The magnesium C1 is not unreasonably heavy. (They're green, but not all of the green ones are magnesium...all of the black ones are aluminum and heavier...Calumet continued to use green paint for a while after they switched over to aluminum.)

I have one, and it weighs only a pound more than my Korona Pictorial View. In fact, I have three 8x10s but the only one I use is the Calumet C1. It's very flexible, has fantastic bellows draw, and can be locked down rock-solid to the point that you can shoot in winds that will cause problems for other cameras. You can make lensboards with a few dollars worth of hobby plywood. The knobs are, for the most part, very large and easy to use with gloves on.

If weight is an issue, look for one of the newer ultra-light cameras. But if you can put up with 15 pounds worth of camera, a good-condition magnesium C1 is hard to beat.

(Oh...and $500 is a bit too much to pay for one. I paid around $300 for mine, and other than some very limited paint wear it looks almost new. I got lucky...but you should be able to find one for $400 without too much trouble.)

6-Apr-2005, 09:25
There has been some talk here about the Canham metal (a great choice), which has been imprecise as to the cost. Badger lists it for $2600.

I assume you are going to hang on to your Cambo, even if you acquire another camera? If that is the case, my recommendation is to leave the architecture to Mr. Monorail, and get something light, compact, and portable to compliment him. Then you would have something handy to use most of the time, and something awkward to use when absolutely necessary.

Most architecture shots are not going to get away; that is, if you find one that exceeds the abilities when out shooting with the field camera, you can come back another day with the monorail. Furthermore, you can generally drive pretty close to the subject, so transportability is less of an issue.
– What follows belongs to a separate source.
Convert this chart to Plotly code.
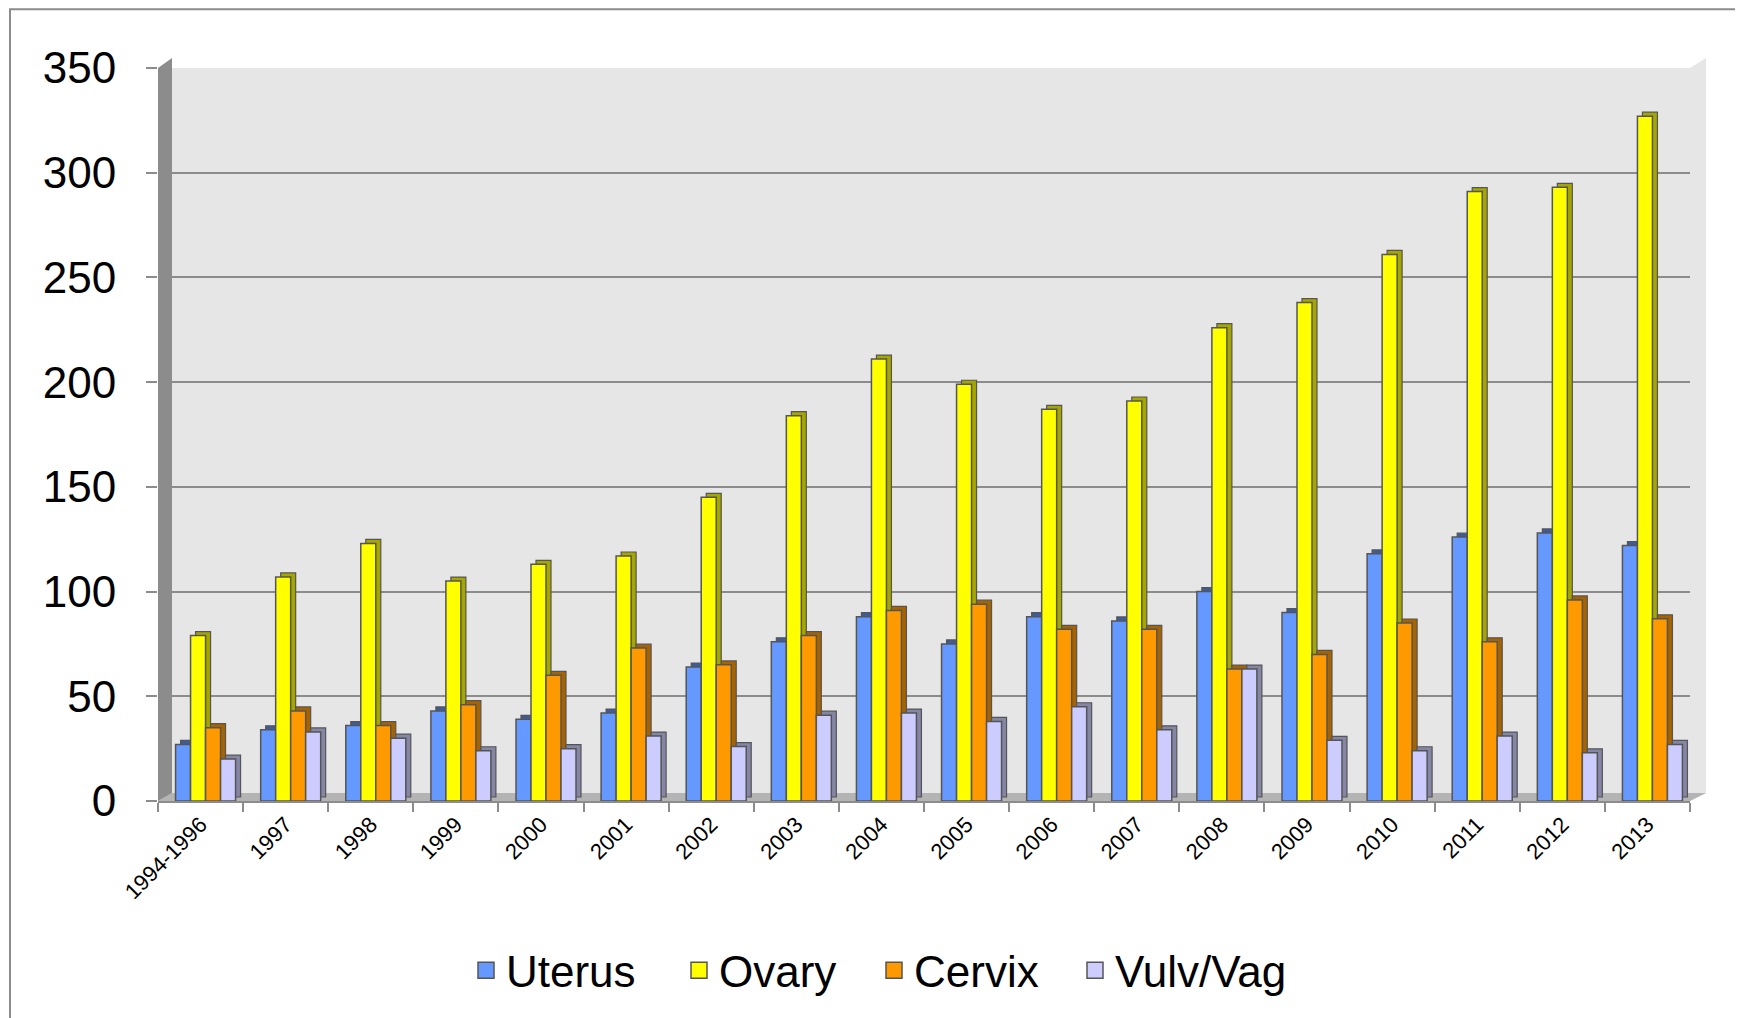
import plotly.graph_objects as go

categories = ["1994-1996", "1997", "1998", "1999", "2000", "2001", "2002", "2003", "2004",
              "2005", "2006", "2007", "2008", "2009", "2010", "2011", "2012", "2013"]
uterus = [27, 34, 36, 43, 39, 42, 64, 76, 88, 75, 88, 86, 100, 90, 118, 126, 128, 122]
ovary = [79, 107, 123, 105, 113, 117, 145, 184, 211, 199, 187, 191, 226, 238, 261, 291, 293, 327]
cervix = [35, 43, 36, 46, 60, 73, 65, 79, 91, 94, 82, 82, 63, 70, 85, 76, 96, 87]
vulv_vag = [20, 33, 30, 24, 25, 31, 26, 41, 42, 38, 45, 34, 63, 29, 24, 31, 23, 27]
y_ticks = [0, 50, 100, 150, 200, 250, 300, 350]

# name, values, front colour, side (shaded) colour
series = [
    ("Uterus", uterus, "#6699FF", "#3D5C99"),
    ("Ovary", ovary, "#FFFF00", "#A6A600"),
    ("Cervix", cervix, "#FF9900", "#A66300"),
    ("Vulv/Vag", vulv_vag, "#CCCCFF", "#8585A6"),
]

OFF = 8  # page body margin of the browser
W, H = 1743 - OFF, 1018 - OFF
# target positions in screenshot pixels
L, R, T, B = 158, 1690, 68, 803
L2, R2, T2, B2 = L - OFF, R - OFF, T - OFF, B - OFF

pw = R - L
ph = B - T
def px(x):
    return (x - L) / pw
def py(y):
    return (B - y) / ph
def path(pts):
    return "M " + " L ".join(f"{px(a):.5f},{py(b):.5f}" for a, b in pts) + " Z"

ncat = len(categories)
cat_px = pw / ncat           # pixels per category
unit_px = ph / 350.0         # pixels per value unit
bar_w = 15 / cat_px          # bar width in category units
depth_x = 5 / cat_px         # 3D depth, horizontal
depth_y = 4 / unit_px        # 3D depth, vertical (value units)
start = -2 * bar_w + 5 / cat_px

fig = go.Figure()
# shaded side/top faces
for i, (name, vals, col, side) in enumerate(series):
    fig.add_trace(go.Bar(
        x=categories, y=vals, base=[depth_y] * ncat, name=name, showlegend=False,
        offset=start + i * bar_w + depth_x, width=bar_w, hoverinfo="skip",
        marker=dict(color=side, line=dict(color="#555555", width=1.2)),
    ))
# front faces
for i, (name, vals, col, side) in enumerate(series):
    fig.add_trace(go.Bar(
        x=categories, y=vals, name=name, showlegend=False,
        offset=start + i * bar_w, width=bar_w,
        marker=dict(color=col, line=dict(color="#555555", width=1.5)),
    ))

legend_names = ["legend", "legend2", "legend3", "legend4"]
legend_x = [466, 679, 874, 1075]
for (name, vals, col, side), lg in zip(series, legend_names):
    fig.add_trace(go.Scatter(
        x=[None], y=[None], mode="markers", name=name, legend=lg,
        marker=dict(symbol="square", size=16, color=col, line=dict(color="#555555", width=1.5)),
    ))

legend_style = dict(orientation="h", xanchor="left", y=py(973), yanchor="middle",
                    font=dict(size=44), itemwidth=30, itemsizing="trace",
                    bgcolor="rgba(0,0,0,0)")

shapes = [
    # outer chart border (right/bottom sides beyond the picture)
    dict(type="rect", xref="paper", yref="paper", x0=px(10), x1=px(1760), y0=py(9), y1=py(1040),
         line=dict(color="#8C8C8C", width=2), fillcolor="rgba(0,0,0,0)", layer="below"),
    # back wall extension on the right
    dict(type="path", xref="paper", yref="paper",
         path=path([(1690, 803), (1690, 68), (1706, 58), (1706, 795)]),
         line=dict(width=0), fillcolor="#E6E6E6", layer="below"),
    # floor
    dict(type="path", xref="paper", yref="paper",
         path=path([(158, 803), (172, 795), (1706, 795), (1690, 803)]),
         line=dict(width=0), fillcolor="#B4B4B4", layer="below"),
    # left wall (3D look)
    dict(type="path", xref="paper", yref="paper",
         path=path([(158, 803), (158, 68), (172, 58), (172, 795)]),
         line=dict(width=0), fillcolor="#8C8C8C", layer="above"),
]

layout_kwargs = {lg: dict(legend_style, x=px(xv)) for lg, xv in zip(legend_names, legend_x)}

fig.update_layout(
    width=W, height=H,
    margin=dict(l=L2, r=W - R2, t=T2, b=H - B2, pad=0),
    paper_bgcolor="white",
    plot_bgcolor="#E6E6E6",
    barmode="overlay",
    font=dict(family="Liberation Sans, Arial, sans-serif", color="black"),
    showlegend=True,
    shapes=shapes,
    xaxis=dict(
        type="category", tickangle=-45, tickfont=dict(size=22),
        ticks="outside", ticklen=9, tickcolor="#8C8C8C", tickwidth=2,
        tickson="boundaries", showline=True, linecolor="#8C8C8C", linewidth=2,
        showgrid=False,
    ),
    yaxis=dict(
        range=[0, 350], tickvals=y_ticks, tickfont=dict(size=44),
        ticks="outside", ticklen=11, tickcolor="#8C8C8C", tickwidth=2,
        ticklabelstandoff=21,
        showgrid=True, gridcolor="#8C8C8C", gridwidth=2,
        showline=False, zeroline=False,
    ),
    **layout_kwargs,
)

fig.write_html("out.html")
I believe Linhof has some student deals you may wish to look into after registration.

Steve Daniels
7-Apr-2005, 12:21

Ebony cameras are great, but...

I have one of the Shen Hao wide angle 4x5's, the TFC45-IIA. There are two models. The I and IIA. The IIA has interchangeable bellows, so it is EXTREMELY wide angle capable. I have used both the Shen Hao and the Ebony, and with very minor exceptions, there are few differences.

With the interchangeable bellows, I believe this is an improvement of the design. Since no international patents are in place (even by Ebony's admission), I don't see a problem.

I do not believe that the enormous price that Ebony commands is in line with the actual quality of the product. Although they are VERY nice cameras, and if the price was right I would have bought an Ebony, they are not worth what Ebony charges for them anymore than Mercedes could charge $300,000 for a $60,000 car just because it had the name Mercedes on it.

The bottom line is, the price is set at what the market will bear, and I have a camera that, after comparison, is only slightly inferior to an Ebony for 1/5 of the price.

By the way, I drive a $26,000 Saturn, not a $60,000 Mercedes, and I still get to anywhere I want to go.

As to the others who admonish Dean for recommending a Shen Hao while moderating a forum dedicated to the product, everyone here with a recommendation has based it on personal experience with the brand and model. Why should Dean be any different? He uses a Shen Hao, he likes it, and he tells people about it - just like everyone else here. What's the problem?